## Exercise prompt
Show every line in the records below that contains the word "page".

──────────

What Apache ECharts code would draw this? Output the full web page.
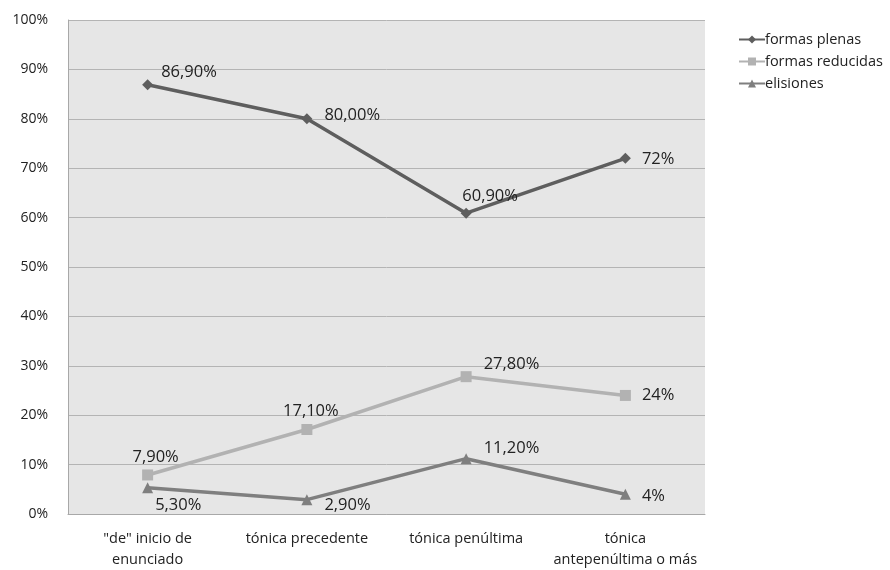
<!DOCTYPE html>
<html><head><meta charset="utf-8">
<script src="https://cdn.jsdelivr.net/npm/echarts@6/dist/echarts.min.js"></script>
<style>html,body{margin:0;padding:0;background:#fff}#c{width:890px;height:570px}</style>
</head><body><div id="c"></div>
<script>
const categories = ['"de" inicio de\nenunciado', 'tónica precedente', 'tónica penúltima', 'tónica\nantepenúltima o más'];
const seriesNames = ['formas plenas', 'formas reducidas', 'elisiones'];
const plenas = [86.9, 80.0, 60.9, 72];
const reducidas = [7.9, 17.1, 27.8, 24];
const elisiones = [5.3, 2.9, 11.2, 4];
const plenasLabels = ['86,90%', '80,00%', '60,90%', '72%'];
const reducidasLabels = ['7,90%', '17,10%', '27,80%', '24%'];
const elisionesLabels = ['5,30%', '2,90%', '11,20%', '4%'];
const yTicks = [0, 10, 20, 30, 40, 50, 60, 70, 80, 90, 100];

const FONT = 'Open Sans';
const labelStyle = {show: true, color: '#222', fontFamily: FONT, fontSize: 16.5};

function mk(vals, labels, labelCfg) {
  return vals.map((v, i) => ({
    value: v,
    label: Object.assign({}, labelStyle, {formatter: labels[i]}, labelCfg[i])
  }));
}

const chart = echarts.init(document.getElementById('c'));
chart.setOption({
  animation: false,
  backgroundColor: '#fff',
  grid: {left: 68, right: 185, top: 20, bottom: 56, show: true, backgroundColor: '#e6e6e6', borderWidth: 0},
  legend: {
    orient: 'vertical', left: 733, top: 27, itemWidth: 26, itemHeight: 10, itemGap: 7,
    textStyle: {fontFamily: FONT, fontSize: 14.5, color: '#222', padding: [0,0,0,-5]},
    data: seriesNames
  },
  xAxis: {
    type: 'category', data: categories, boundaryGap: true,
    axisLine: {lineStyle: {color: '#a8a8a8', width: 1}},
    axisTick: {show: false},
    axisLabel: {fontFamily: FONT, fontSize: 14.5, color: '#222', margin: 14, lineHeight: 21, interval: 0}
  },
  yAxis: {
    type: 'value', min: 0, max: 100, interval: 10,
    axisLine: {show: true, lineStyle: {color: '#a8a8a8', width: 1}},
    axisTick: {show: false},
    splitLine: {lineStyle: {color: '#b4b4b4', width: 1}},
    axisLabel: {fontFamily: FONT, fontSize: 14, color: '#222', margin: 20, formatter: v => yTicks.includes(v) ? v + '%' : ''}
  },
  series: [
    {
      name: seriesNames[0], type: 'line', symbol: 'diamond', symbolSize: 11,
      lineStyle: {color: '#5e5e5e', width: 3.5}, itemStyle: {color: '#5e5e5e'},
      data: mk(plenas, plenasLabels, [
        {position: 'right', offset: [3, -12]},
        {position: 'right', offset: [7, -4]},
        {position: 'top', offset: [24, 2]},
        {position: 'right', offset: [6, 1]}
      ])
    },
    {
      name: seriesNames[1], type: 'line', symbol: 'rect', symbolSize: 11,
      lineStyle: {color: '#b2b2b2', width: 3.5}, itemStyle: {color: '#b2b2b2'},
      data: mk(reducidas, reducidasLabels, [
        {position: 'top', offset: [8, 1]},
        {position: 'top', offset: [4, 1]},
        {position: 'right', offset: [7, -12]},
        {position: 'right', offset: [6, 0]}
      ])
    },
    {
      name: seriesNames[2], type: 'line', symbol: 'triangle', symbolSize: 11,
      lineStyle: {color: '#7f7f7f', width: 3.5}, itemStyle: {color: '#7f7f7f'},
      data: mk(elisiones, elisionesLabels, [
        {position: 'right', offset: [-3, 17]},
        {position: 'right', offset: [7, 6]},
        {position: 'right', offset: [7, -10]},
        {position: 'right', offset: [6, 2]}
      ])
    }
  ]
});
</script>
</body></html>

──────────

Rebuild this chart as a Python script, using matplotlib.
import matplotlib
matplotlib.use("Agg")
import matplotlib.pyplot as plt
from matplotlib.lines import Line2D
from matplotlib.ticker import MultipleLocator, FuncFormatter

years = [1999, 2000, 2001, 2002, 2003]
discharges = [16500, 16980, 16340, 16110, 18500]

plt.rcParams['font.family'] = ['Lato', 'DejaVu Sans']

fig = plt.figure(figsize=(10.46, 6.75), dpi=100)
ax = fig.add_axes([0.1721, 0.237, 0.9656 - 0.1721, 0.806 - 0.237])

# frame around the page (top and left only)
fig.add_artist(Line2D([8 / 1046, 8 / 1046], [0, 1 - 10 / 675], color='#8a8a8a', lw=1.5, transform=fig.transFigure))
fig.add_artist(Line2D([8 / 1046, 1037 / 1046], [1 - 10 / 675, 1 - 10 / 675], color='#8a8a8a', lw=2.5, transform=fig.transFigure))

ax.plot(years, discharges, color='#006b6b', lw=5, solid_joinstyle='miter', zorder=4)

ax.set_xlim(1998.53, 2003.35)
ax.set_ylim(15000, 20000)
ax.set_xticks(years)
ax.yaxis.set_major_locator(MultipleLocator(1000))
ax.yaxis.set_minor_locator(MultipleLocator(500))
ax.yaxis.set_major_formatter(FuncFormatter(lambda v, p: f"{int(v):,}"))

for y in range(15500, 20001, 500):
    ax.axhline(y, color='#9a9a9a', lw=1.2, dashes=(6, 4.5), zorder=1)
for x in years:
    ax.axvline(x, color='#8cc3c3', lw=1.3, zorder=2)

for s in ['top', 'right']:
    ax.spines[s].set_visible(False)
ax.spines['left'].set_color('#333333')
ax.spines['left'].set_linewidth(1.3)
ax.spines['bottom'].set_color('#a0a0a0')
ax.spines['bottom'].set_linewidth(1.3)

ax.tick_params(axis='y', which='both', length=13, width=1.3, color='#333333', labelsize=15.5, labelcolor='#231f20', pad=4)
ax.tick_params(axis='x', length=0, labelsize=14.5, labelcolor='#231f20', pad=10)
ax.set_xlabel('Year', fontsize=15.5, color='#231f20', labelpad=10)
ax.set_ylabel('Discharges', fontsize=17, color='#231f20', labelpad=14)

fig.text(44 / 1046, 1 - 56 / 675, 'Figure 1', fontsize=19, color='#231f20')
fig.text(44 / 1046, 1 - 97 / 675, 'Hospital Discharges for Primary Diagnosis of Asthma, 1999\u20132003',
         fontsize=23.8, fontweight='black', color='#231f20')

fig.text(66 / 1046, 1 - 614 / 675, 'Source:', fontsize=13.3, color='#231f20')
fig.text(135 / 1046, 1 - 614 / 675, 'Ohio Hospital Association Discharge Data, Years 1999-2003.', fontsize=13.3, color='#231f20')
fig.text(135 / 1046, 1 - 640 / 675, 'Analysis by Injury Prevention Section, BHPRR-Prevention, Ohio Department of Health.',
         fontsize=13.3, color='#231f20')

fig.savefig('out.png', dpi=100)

──────────

## Reply
What Apache ECharts code would draw this? Output the full web page.
# frame around the page (top and left only)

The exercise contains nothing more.